The strong and in-depth objections — based on factual evidence — of the local community to the proposed development of the historical Good Shepherd Magdalen Laundry site in the Sunday’s Well/Blarney St area is a prime example. The authorities have effectively torn up the existing Cork City Development Plan relating to Sunday’s Well.
The irrefutable arguments raised against this development have been brushed aside, the goalposts ignored.
I defy the planners to come to live in the immediate vicinity of the site for the four years while it is being developed to live the hellish experience that the local community will endure and also after completion — the danger to life, health and safety, the total disruption, the noise, the pollution, the gridlocked traffic on already congested narrow, winding, hazardous single lane roads with the perilously narrow — or non-existent — footpaths and the precarious road junctions. The authorities are irresponsible in their denial or dismissal of these documented facts.
Should we have expected any better? This is Goliath against David. The big boys, the planning authorities and the vested interests, have bullied their way through all the obstacles, and local democracy has been trampled on.
Official procedures appear as a mere façade.
Reasoned, sustainable and aesthetic development is quite feasible in the Good Shepherd Sunday’s Well site.
In Cork City, we need look no further for an example than the imaginative, far-sighted, aesthetic and ecologically and socially responsible major development of the Nano Nagle Centre on inner-city Douglas St, including social housing.
However, the land-locked former laundry site is deemed suitable for a development of extensive monolithic blockhouses — a site with only one narrow access point for traffic, and dangerous pedestrian spillover onto a narrow hill with no possible footpath and blind corners. The development will unsustainably double both the local population and the already intolerable traffic congestion.

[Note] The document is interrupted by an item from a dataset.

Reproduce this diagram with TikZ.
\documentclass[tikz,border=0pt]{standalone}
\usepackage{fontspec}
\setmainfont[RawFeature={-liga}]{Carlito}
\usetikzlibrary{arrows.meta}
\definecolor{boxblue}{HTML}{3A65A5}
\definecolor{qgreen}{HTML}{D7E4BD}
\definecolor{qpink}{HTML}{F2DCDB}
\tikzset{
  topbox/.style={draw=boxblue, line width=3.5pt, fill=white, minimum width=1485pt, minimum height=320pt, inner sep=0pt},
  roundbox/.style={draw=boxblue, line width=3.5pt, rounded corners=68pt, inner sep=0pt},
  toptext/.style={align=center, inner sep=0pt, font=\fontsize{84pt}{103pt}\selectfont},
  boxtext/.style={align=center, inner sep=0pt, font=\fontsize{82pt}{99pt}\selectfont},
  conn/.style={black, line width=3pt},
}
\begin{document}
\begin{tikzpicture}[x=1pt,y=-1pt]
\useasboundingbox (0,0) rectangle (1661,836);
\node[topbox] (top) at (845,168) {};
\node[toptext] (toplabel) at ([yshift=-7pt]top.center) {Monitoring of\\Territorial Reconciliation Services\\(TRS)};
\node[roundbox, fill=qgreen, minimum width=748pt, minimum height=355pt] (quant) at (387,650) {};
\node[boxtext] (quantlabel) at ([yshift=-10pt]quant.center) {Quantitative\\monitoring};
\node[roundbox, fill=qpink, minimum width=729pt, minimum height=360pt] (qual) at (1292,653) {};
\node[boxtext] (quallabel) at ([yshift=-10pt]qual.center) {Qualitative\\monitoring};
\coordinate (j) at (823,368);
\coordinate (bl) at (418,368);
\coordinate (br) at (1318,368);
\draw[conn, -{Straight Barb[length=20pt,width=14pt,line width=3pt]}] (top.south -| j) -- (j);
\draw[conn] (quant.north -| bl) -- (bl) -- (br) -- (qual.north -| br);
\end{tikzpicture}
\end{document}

If Cork is to be a showcase of modern development, there is land aplenty and a host of derelict buildings that could be developed in and around the city if the council had the foresight, sensitivity and will to do so. Must so many of our planners and developers continue to be bereft of visual and cultural intelligence and defy the wishes and sincere concerns of local communities? The greater good of the Cork community, local and farther away, is not served by the opportunistic approval of this inappropriate development.